Umberto Eco will celebrate his eightieth birthday

Source
Robert Míka
Publisher
ČTK
03.01.2012 19:55
Alessandria/Praha - Currently, Umberto Eco is one of the most famous writers in the world, but before 1980 he was known only to literary scholars. A renowned semiotician, esteemed medieval theorist, author of the literary manifesto of postmodernism The Open Work, philosophical polyhistorian, and Italian university professor gained fame with his very first novel The Name of the Rose (1980), which, due to its mix of semiotics, biblical analysis, medieval studies, and detective plot, is considered a precursor to mysterious thrillers. Eco's sixth novel, Prague Cemetery, is now one of the best-selling books worldwide. On Thursday, January 5th, Eco will turn eighty.
    The success of the Prague novel by the Piedmontese native surprised him. "I was quite unhappy about that book, to tell the truth; of my six novels, I wrote this one with the least enjoyment," he said recently. The title is somewhat misleading, or perhaps indicative of Eco's interest in various conspiracy theories, plagiarisms, and forgeries, which he warns against and ironically critiques with great erudition.
    Prague appears in the novel only in connection with the famous Old Town Jewish Cemetery, which is said to have played an important role in the formation of the most well-known anti-Semitic myth, the Protocols of the Elders of Zion. But only literarily: the forgotten German writer of the 19th century Hermann Goedsche, who wrote under the pseudonym John Retcliffe, placed a completely fabricated scene of a supposed meeting of rabbis planning world domination on this cemetery in his book Biarritz from 1868. This scene later inspired the Protocols.
    Eco himself has been to Prague twice, first in the August days of 1968 (a mention of the then occupation appeared on the first page of the novel The Name of the Rose) and for the second time in October 2000 when he received the Vision 97 Foundation Prize in Prague.
    The author of scientific studies, children's books, and essays has always said that the novel is a continuation of scientific and cultural-historical lessons or essays through narrative means; his favorite author is, after all, Alexandre Dumas. He became most famous for the gripping medieval detective story The Name of the Rose, which presents a mystery worthy of the greatest masters of the detective genre against the backdrop of ideological disputes among the medieval clergy. The 1980 book sold about 11 million copies, and Eco received several awards for it, and a famous film was made based on the book. Eco began writing this work full of hints and allegories in March 1978, when he allegedly lamented that he felt like a poisoned monk.

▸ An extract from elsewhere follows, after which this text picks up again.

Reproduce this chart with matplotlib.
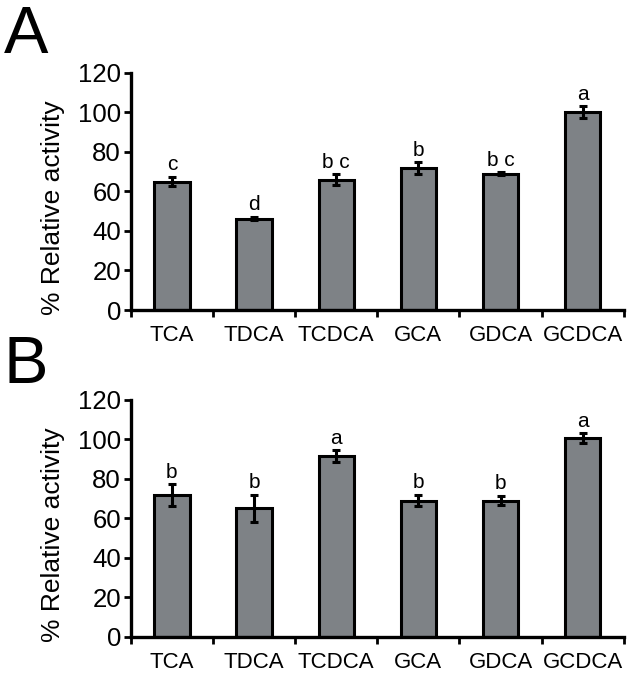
#!/usr/bin/env python3
"""Relative activity of bile acid conjugates, panels A and B."""

import matplotlib
matplotlib.use("Agg")
import matplotlib.pyplot as plt
import numpy as np

CATEGORIES = ["TCA", "TDCA", "TCDCA", "GCA", "GDCA", "GCDCA"]

A_MEAN = [65, 46.3, 66, 72, 69, 100]
A_ERR = [2.5, 1.0, 2.8, 3.0, 0.8, 3.0]
A_LETTERS = ["c", "d", "b c", "b", "b c", "a"]

B_MEAN = [71.8, 65, 91.5, 69, 69, 100.5]
B_ERR = [5.5, 7.0, 3.0, 3.0, 2.5, 2.5]
B_LETTERS = ["b", "b", "a", "b", "b", "a"]

BAR_COLOR = "#7e8286"
FONT = ["Liberation Sans", "DejaVu Sans"]


def _panel(ax, means, errs, letters):
    x = np.arange(len(CATEGORIES))
    ax.bar(x, means, width=0.43, color=BAR_COLOR, edgecolor="black", linewidth=2.2, zorder=2)
    ax.errorbar(x, means, yerr=errs, fmt="none", ecolor="black", elinewidth=2.2,
                capsize=3, capthick=2.2, zorder=3)
    for xi, m, e, lab in zip(x, means, errs, letters):
        ax.annotate(lab, (xi, m + e), xytext=(0, 4.5), textcoords="offset points",
                    ha="center", va="baseline", fontsize=15, family=FONT)

    ax.set_xlim(-0.5, len(CATEGORIES) - 0.5)
    ax.set_ylim(0, 120)
    ax.set_yticks(np.arange(0, 121, 20))
    ax.set_yticklabels([str(v) for v in range(0, 121, 20)], family=FONT, fontsize=18.5)
    ax.set_xticks(x)
    ax.set_xticklabels(CATEGORIES, family=FONT, fontsize=16)
    ax.set_xticks(np.arange(-0.5, len(CATEGORIES)), minor=True)
    ax.tick_params(axis="x", which="major", length=0, pad=11)
    ax.tick_params(axis="x", which="minor", length=5, width=2, direction="out")
    ax.tick_params(axis="y", length=5, width=2, direction="out", pad=2)
    for side in ("top", "right"):
        ax.spines[side].set_visible(False)
    for side in ("left", "bottom"):
        ax.spines[side].set_linewidth(2.4)
    ax.set_ylabel("% Relative activity", family=FONT, fontsize=19)
    ax.yaxis.set_label_coords(-0.134, 0.43)


def main() -> None:
    fig = plt.figure(figsize=(6.32, 6.74), dpi=100)
    ax_a = fig.add_axes([0.207, 0.540, 0.780, 0.352])
    ax_b = fig.add_axes([0.207, 0.055, 0.780, 0.352])
    _panel(ax_a, A_MEAN, A_ERR, A_LETTERS)
    _panel(ax_b, B_MEAN, B_ERR, B_LETTERS)
    fig.text(0.006, 0.9214, "A", fontsize=48, family=FONT, va="baseline", ha="left")
    fig.text(0.006, 0.4318, "B", fontsize=48, family=FONT, va="baseline", ha="left")
    fig.savefig("out.png", dpi=100)


if __name__ == "__main__":
    main()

    The next novel was an ironic analysis of various conspiracy theories Foucault's Pendulum, followed by The Island of the Day Before, Baudolino, The Mysterious Flame of Queen Loana, and Prague Cemetery.
    Umberto Eco was born in Alessandria, northern Italy; his father came from a family of 13 children and went through three war conflicts in his life. Umberto's fate was reportedly shaped by tales of the origin of the family surname Eco. It was traditionally said among relatives that Umberto's grandfather received the surname as an orphan from the Italian authorities and that it is actually an acronym of the Latin ex caelis oblatus, meaning "gift from heaven."
    He graduated in 1954 from the University of Turin with a thesis on Thomas Aquinas, which was published two years later in an expanded form as his first publication titled The Aesthetics of Thomas Aquinas. His second book, Art and Beauty in Medieval Aesthetics, placed him among the most significant theorists of the medieval period.
    After graduating from university, Eco worked as an editor of cultural programs for the public television channel RAI, where he first got close to the world of media and pop culture. He later described their functioning and mutual relationships in essays about mass culture Skeptics and Consolers.
    A key moment for Eco's future writing career was his meeting with Group 63, a gathering of avant-garde painters, musicians, and writers. In addition to his university work, Eco also wrote as a columnist for the monthly Il Verri, a magazine dedicated to linguistic experiments. He later wrote for several other periodicals, and his columns are known to Czech readers, titled Notes on Matchbox Labels. Other notable academic works include Theory of Semiotics, History of Beauty, and History of Ugliness.
    In 1962, Eco published a literary manifesto of postmodernism, the essay The Open Work, in which he argued that meaning does not reside in the text itself or in the reader alone, but only and exclusively in their mutual confrontation.
    Throughout his life, Eco did not give up his career as a university educator, teaching at universities in Turin, Milan, and Bologna.
    In 1962, he married German teacher Renata Ramge, with whom he has two children; his daughter is an architect and his son is a publishing editor.